Highlights & Insights¶
- The framing of safety as a compliance problem is highly valuable—using authoritative regulations as the evaluation standard is more reliable and practically meaningful than researcher-defined taxonomies.
- The Web search agent paradigm for data collection is noteworthy, as it naturally addresses the challenges of dispersed sources, heterogeneous formats, and information noise that conventional crawlers cannot handle.
- The finding that safety guardrail models (WildGuard, Llama-Guard) nearly fail in real-world compliance scenarios is significant, indicating that existing safety alignment methods overfit to narrow safety taxonomies and highlighting the urgent need for compliance-data-driven safety training.
Limitations & Future Work¶
- Human evaluation covers only 2,220 samples (30 per regulation/policy), leaving the majority of the dataset unvalidated by human annotators.
- Cases may contain sensitive information (PII) that requires filtering and anonymization prior to public release.
- Web search may introduce temporal bias—cases collected under outdated regulations may no longer be applicable following regulatory updates.
- Evaluation is limited to classification tasks; model performance on compliance reasoning requiring multi-hop inference has not been assessed.
Related Work & Insights¶
- vs. Air-Bench (Zeng et al., 2024): The latter constructs a taxonomy from regulations and synthesizes cases via LLMs (5,694 instances), whereas this work directly collects real-world cases from the Web (106,009 instances), representing a qualitative leap in both scale and authenticity.

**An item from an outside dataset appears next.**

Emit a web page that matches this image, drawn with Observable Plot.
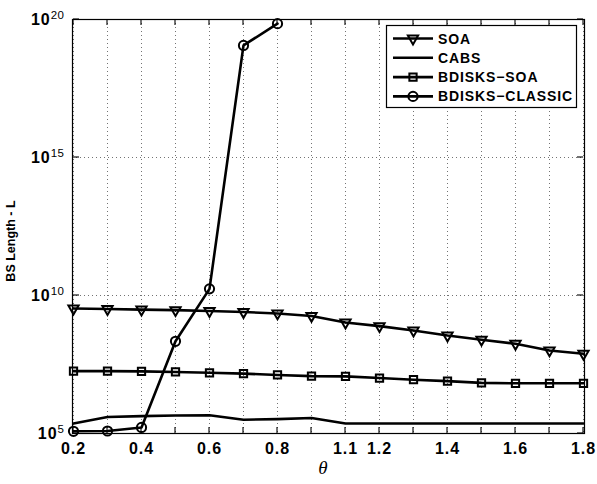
<!DOCTYPE html>
<html><head><meta charset="utf-8">
<script src="https://cdn.jsdelivr.net/npm/d3@7"></script>
<script src="https://cdn.jsdelivr.net/npm/@observablehq/plot@0.6"></script>
<style>
body{margin:0;background:#fff}
#chart{position:relative;width:597px;height:484px}
#chart svg{display:block}
</style>
</head><body><div id="chart"></div>
<script>
// x categories (θ) – plotted equally spaced, 1.0 is absent
const theta = ["0.2","0.3","0.4","0.5","0.6","0.7","0.8","0.9","1.1","1.2","1.3","1.4","1.5","1.6","1.7","1.8"];
const labeledTheta = ["0.2","0.4","0.6","0.8","1.1","1.2","1.4","1.6","1.8"];
const yTicks = [1e5, 1e10, 1e15, 1e20];
const gridYValues = [1e10, 1e15];

const soa = [3.39e9,3.24e9,3.09e9,2.95e9,2.75e9,2.51e9,2.24e9,1.82e9,1.05e9,7.76e8,5.37e8,3.55e8,2.51e8,1.78e8,1.02e8,7.76e7];
const cabs = [2.29e5,3.98e5,4.27e5,4.47e5,4.57e5,3.16e5,3.31e5,3.63e5,2.29e5,2.29e5,2.29e5,2.29e5,2.29e5,2.29e5,2.29e5,2.29e5];
const bdisksSoa = [1.82e7,1.82e7,1.78e7,1.70e7,1.58e7,1.48e7,1.32e7,1.20e7,1.17e7,1.02e7,8.9e6,7.9e6,6.8e6,6.6e6,6.6e6,6.6e6];
const bdisksClassic = [1.2e5,1.23e5,1.66e5,2.19e8,1.74e10,1.15e19,7.08e19];

const seriesNames = ["SOA","CABS","BDISKS\u2212SOA","BDISKS\u2212CLASSIC"];

const rows = (vals) => vals.map((v, i) => ({theta: theta[i], value: v}));
const soaRows = rows(soa), cabsRows = rows(cabs), bsRows = rows(bdisksSoa), bcRows = rows(bdisksClassic);

const W = 597, H = 484, ML = 72, MR = 13, MT = 19, MB = 51;
const TS = 6;

const lineOpts = {x: "theta", y: "value", stroke: "#000", strokeWidth: 2.6};
const dotBase = {x: "theta", y: "value", stroke: "#000", strokeWidth: 2, fill: "none"};
const triR = 3.8, sqR = 4.1, cirR = 4.6;

const plot = Plot.plot({
  width: W, height: H,
  marginLeft: ML, marginRight: MR, marginTop: MT, marginBottom: MB,
  style: {fontFamily: "'Liberation Sans', Arial, sans-serif", background: "white", overflow: "visible"},
  x: {type: "point", domain: theta, padding: 0},
  y: {type: "log", domain: [1e5, 1e20]},
  marks: [
    Plot.gridX(theta, {stroke: "#000", strokeOpacity: 0.55, strokeDasharray: "1,3", strokeWidth: 1}),
    Plot.gridY(gridYValues, {stroke: "#000", strokeOpacity: 0.55, strokeDasharray: "1,3", strokeWidth: 1}),
    Plot.axisX({anchor: "bottom", ticks: theta, tickSize: 0, tickPadding: 9, label: null,
      tickFormat: d => labeledTheta.includes(d) ? d : "", fontSize: 16, fontWeight: "bold"}),
    Plot.axisY({anchor: "left", ticks: yTicks, tickSize: 0, tickPadding: 8, label: null,
      tickFormat: d => "10^" + Math.round(Math.log10(d)), fontSize: 16, fontWeight: "bold"}),
    Plot.frame({stroke: "#000", strokeWidth: 1.2}),
    Plot.line(cabsRows, lineOpts),
    Plot.line(bsRows, lineOpts),
    Plot.line(soaRows, lineOpts),
    Plot.line(bcRows, lineOpts),
    Plot.dot(bsRows, {...dotBase, symbol: "square", r: sqR}),
    Plot.dot(soaRows, {...dotBase, symbol: "triangle", rotate: 180, r: triR}),
    Plot.dot(bcRows, {...dotBase, symbol: "circle", r: cirR})
  ]
});
document.getElementById("chart").appendChild(plot);

const svg = d3.select(plot);
const xs = plot.scale("x"), ys = plot.scale("y");
// inward tick marks on all four sides (MATLAB style), positioned by the plot's own scales
const tg = svg.insert("g", 'g[aria-label="line"]').attr("stroke", "#000").attr("stroke-width", 1.1);
const yBot = ys.apply(yTicks[0]), yTop = ys.apply(yTicks[yTicks.length - 1]);
const xL = xs.apply(theta[0]), xR = xs.apply(theta[theta.length - 1]);
theta.forEach(t => {
  const x = xs.apply(t);
  tg.append("line").attr("x1", x).attr("x2", x).attr("y1", yBot).attr("y2", yBot - TS);
  tg.append("line").attr("x1", x).attr("x2", x).attr("y1", yTop).attr("y2", yTop + TS);
});
yTicks.forEach(v => {
  const y = ys.apply(v);
  tg.append("line").attr("x1", xL).attr("x2", xL + TS).attr("y1", y).attr("y2", y);
  tg.append("line").attr("x1", xR).attr("x2", xR - TS).attr("y1", y).attr("y2", y);
});

svg.selectAll('g[aria-label="x-axis tick label"] text').attr("letter-spacing", "1");
svg.selectAll('g[aria-label="y-axis tick label"] text').each(function() {
  const t = this.textContent;
  if (!t.includes("^")) return;
  const [base, exp] = t.split("^");
  const sel = d3.select(this);
  sel.text(null).attr("letter-spacing", "1");
  sel.append("tspan").text(base);
  sel.append("tspan").attr("dy", "-0.45em").attr("font-size", "11.5").attr("font-weight", "normal").attr("letter-spacing", "0.5").text(exp);
});

// axis titles
svg.append("text").attr("transform", "translate(15,241) rotate(-90)")
  .attr("text-anchor", "middle").attr("font-weight", "bold").attr("font-size", 12.5)
  .attr("font-family", "'Liberation Sans', Arial, sans-serif").text("BS Length - L");
svg.append("text").attr("x", 323).attr("y", 474).attr("text-anchor", "middle")
  .attr("font-style", "italic").attr("font-size", 19)
  .attr("font-family", "'Liberation Serif', 'Times New Roman', serif").text("\u03b8");

// legend
const lg = svg.append("g").attr("font-family", "'Liberation Sans', Arial, sans-serif").attr("text-anchor", "start");
lg.append("rect").attr("x", 386.5).attr("y", 25.5).attr("width", 190).attr("height", 82)
  .attr("fill", "white").attr("stroke", "#000").attr("stroke-width", 1.2);
const symbols = [
  {type: d3.symbolTriangle, r: triR, rot: 180},
  null,
  {type: d3.symbolSquare, r: sqR, rot: 0},
  {type: d3.symbolCircle, r: cirR, rot: 0}
];
seriesNames.forEach((name, i) => {
  const y = 38.5 + i * 19.3;
  lg.append("line").attr("x1", 393).attr("x2", 433).attr("y1", y).attr("y2", y)
    .attr("stroke", "#000").attr("stroke-width", 2.6);
  const s = symbols[i];
  if (s) {
    lg.append("path").attr("d", d3.symbol(s.type, Math.PI * s.r * s.r)())
      .attr("transform", `translate(413,${y}) rotate(${s.rot})`)
      .attr("fill", "none").attr("stroke", "#000").attr("stroke-width", 2);
  }
  lg.append("text").attr("x", 438).attr("y", y).attr("dy", "0.36em").attr("text-anchor", "start")
    .attr("font-weight", "bold").attr("font-size", 14).attr("letter-spacing", "0.9").text(name);
});
</script>
</body></html>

- vs. GuardSet-X (Kang et al., 2025): The latter is larger in scale (129,241 synthetic cases) but entirely LLM-generated, lacking real-world diversity. This work addresses that gap with genuine cases.
- vs. PrivaCI-Bench (Li et al., 2025): The latter contains ~3,000 real court cases but is limited to the privacy domain; this work spans 9 domains with stricter rule alignment.
Rating¶
- Novelty: ⭐⭐⭐⭐ First large-scale real-world-case safety compliance dataset; the Web search agent collection pipeline is innovative.
- Experimental Thoroughness: ⭐⭐⭐⭐⭐ Comprehensive benchmarking of 18 models, multi-dimensional analysis, and dual LLM+human validation of rule–case alignment.
- Writing Quality: ⭐⭐⭐⭐ Dataset construction process is clearly described; experimental findings are well-organized.
- Value: ⭐⭐⭐⭐⭐ Fills a critical gap in real-world safety compliance data, with direct implications for safety alignment research and practice.